Kidney Transplants at Risk for HIV Infection for HIV Patients

A large percentage of patients that are HIV positive will at some point deal with kidney damage or failure. It is for this reason that at least 1000 kidney transplants are needed for HIV-positive patients. HIV infection can target kidney functions, and at times, the transplant is rejected or also becomes infected with the virus. For the most part, a transplant in an HIV-positive patient is successful, but the percentage of those rejected is higher than for those who aren’t HIV positive. One medical institute decided to look into why this was this case.

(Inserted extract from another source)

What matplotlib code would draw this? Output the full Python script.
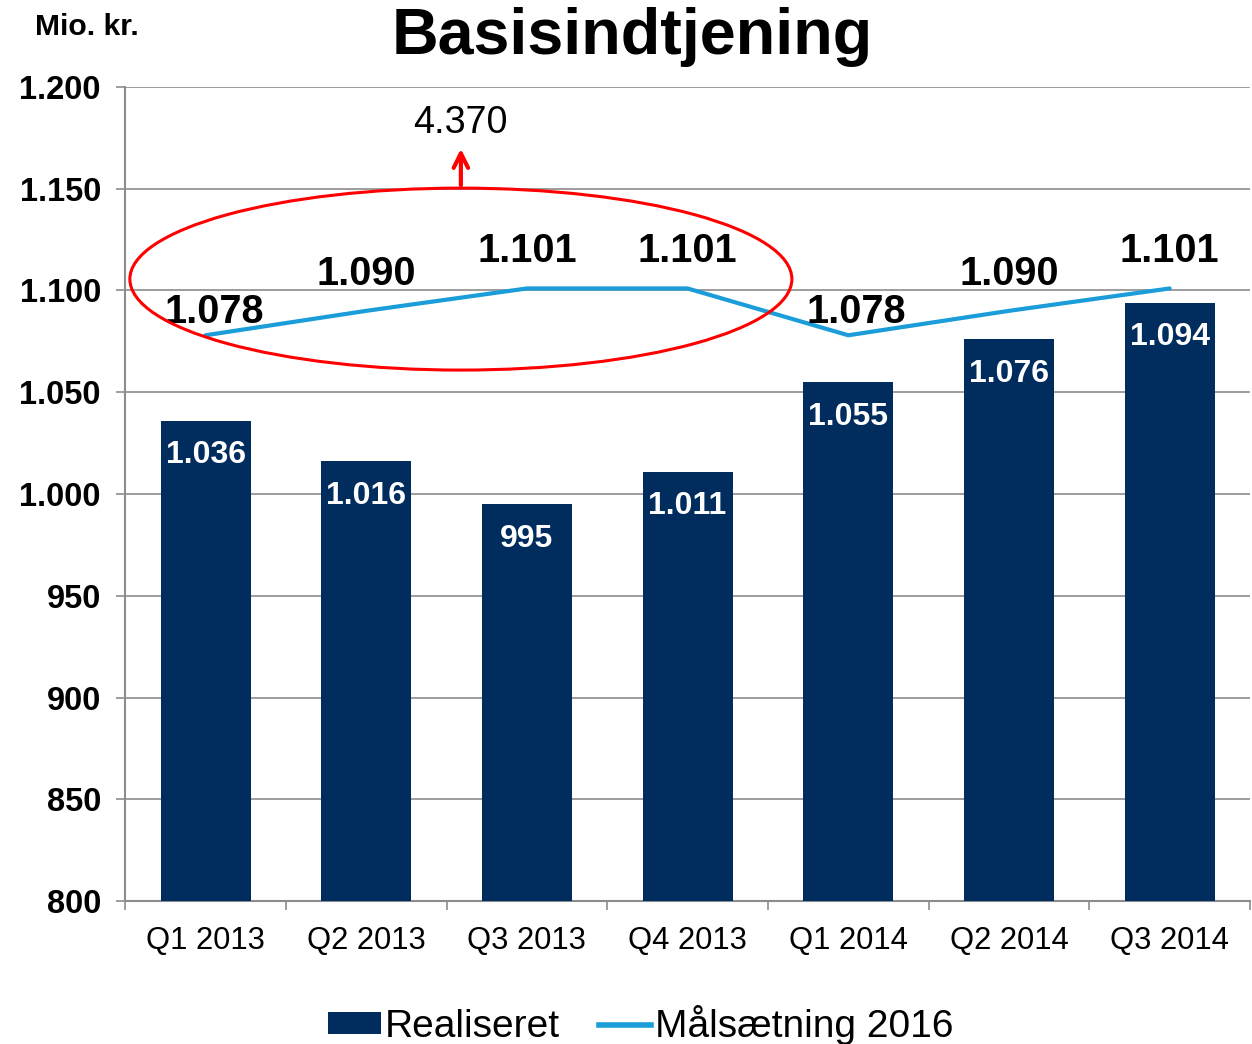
import matplotlib
matplotlib.use("Agg")
import matplotlib.pyplot as plt
from matplotlib.patches import Ellipse, Patch
from matplotlib.lines import Line2D
from matplotlib.ticker import FixedLocator

plt.rcParams['font.family'] = ['Liberation Sans', 'DejaVu Sans']

# data
kvartaler = ["Q1 2013", "Q2 2013", "Q3 2013", "Q4 2013", "Q1 2014", "Q2 2014", "Q3 2014"]
realiseret = [1036, 1016, 995, 1011, 1055, 1076, 1094]
maal_2016 = [1078, 1090, 1101, 1101, 1078, 1090, 1101]
maal_label_dx = [6, 0, 0, 0, 6, 0, 0]
maal_label_dy = [3, 13, 13, 13, 3, 13, 13]
total_2016 = "4.370"

def dk(v):
    s = f"{v:,}".replace(",", ".")
    return s

navy = "#002D5E"
cyan = "#1B9DD9"
grey = "#8C8C8C"

fig = plt.figure(figsize=(12.52, 10.44), dpi=100)
ax = fig.add_axes([0.1, 0.1369, 0.8984, 0.7798])

x = list(range(len(kvartaler)))
ax.bar(x, realiseret, width=0.56, color=navy, zorder=3)
ax.plot(x, maal_2016, color=cyan, lw=3, zorder=4, solid_capstyle='round')

for xi, v in zip(x, realiseret):
    ax.annotate(dk(v), (xi, v), xytext=(0, -14), textcoords='offset points',
                ha='center', va='top', color='white', fontsize=23, fontweight='bold', zorder=5)
for xi, v, dx, dy in zip(x, maal_2016, maal_label_dx, maal_label_dy):
    ax.annotate(dk(v), (xi, v), xytext=(dx, dy), textcoords='offset points',
                ha='center', va='bottom', color='black', fontsize=28.5, fontweight='bold', zorder=5)

ax.set_xlim(-0.5, 6.5)
ax.set_ylim(800, 1200)
ax.set_yticks(range(800, 1201, 50))
ax.set_yticklabels([dk(v) for v in range(800, 1201, 50)], fontsize=23.5, fontweight='bold')
ax.set_xticks(x)
ax.set_xticklabels(kvartaler, fontsize=22.3)
ax.xaxis.set_minor_locator(FixedLocator([i + 0.5 for i in range(-1, 7)]))
ax.tick_params(axis='x', which='major', length=0, pad=18)
ax.tick_params(axis='x', which='minor', length=6.5, color=grey, width=1.2)
ax.tick_params(axis='y', length=6.5, color=grey, width=1.2, pad=11)

ax.grid(axis='y', color=grey, lw=1.2, zorder=0)
for s in ['top', 'right']:
    ax.spines[s].set_visible(False)
for s in ['left', 'bottom']:
    ax.spines[s].set_color(grey)
    ax.spines[s].set_linewidth(1.5)

# red ellipse + arrow
ax.add_patch(Ellipse((1.589, 1105.6), 4.12, 89.4, fill=False, edgecolor='#FF0000',
                     lw=2.2, zorder=6, clip_on=False))
ax.annotate('', xy=(1.589, 1171), xytext=(1.589, 1150.3),
            arrowprops=dict(arrowstyle='->', color='#FF0000', lw=3, mutation_scale=26), zorder=6)
ax.text(1.589, 1182.3, total_2016, ha='center', va='center', fontsize=27.2)

fig.text(0.505, 0.965, "Basisindtjening", ha='center', va='center', fontsize=46.5, fontweight='bold')
fig.text(0.069, 0.974, "Mio. kr.", ha='center', va='center', fontsize=21.7, fontweight='bold')

handles = [Patch(facecolor=navy, edgecolor='none'), Line2D([], [], color=cyan, lw=4)]
fig.legend(handles, ["Realiseret", "Målsætning 2016"], loc='center',
           bbox_to_anchor=(0.512, 1 - 1025 / 1044), ncol=2, frameon=False, fontsize=28,
           handlelength=1.35, handleheight=0.5, handletextpad=0.1, columnspacing=1.0)

fig.savefig("out.png", dpi=100)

From 2006 to 2011 a study was conducted on 19 patients who were both HIV positive and had kidney transplants. The findings were dramatic, as 68 percent of the transplants became infected with HIV. The number came as a surprise because some of the patients had little to no viral load evident in their blood. Those with undetectable levels of the virus were of particular interest: Even with no trace of infection—thanks to regular antiretroviral treatment—the HIV made its way into the new organ. Next, researchers found one of two types of infection in the kidney. The first one involved podocyte cells and other tubular cells, which each manifesting differently. In particular, podocyte cells in the kidneys, which are the cells involved in the process of filtering the blood, were a target for the HIV. Kidney dysfunction is one of the clinical signs of this type of infection, while the other kind of infection is more inconspicuous.

During the trial, a new way to identify kidney infection was developed. The process involved examining patients’ urine. This made it easier for participants to be tested. The results of this study will hopefully bring about ways to reduce organ rejection and infection, and improve the overall results of kidney transplants in HIV patients.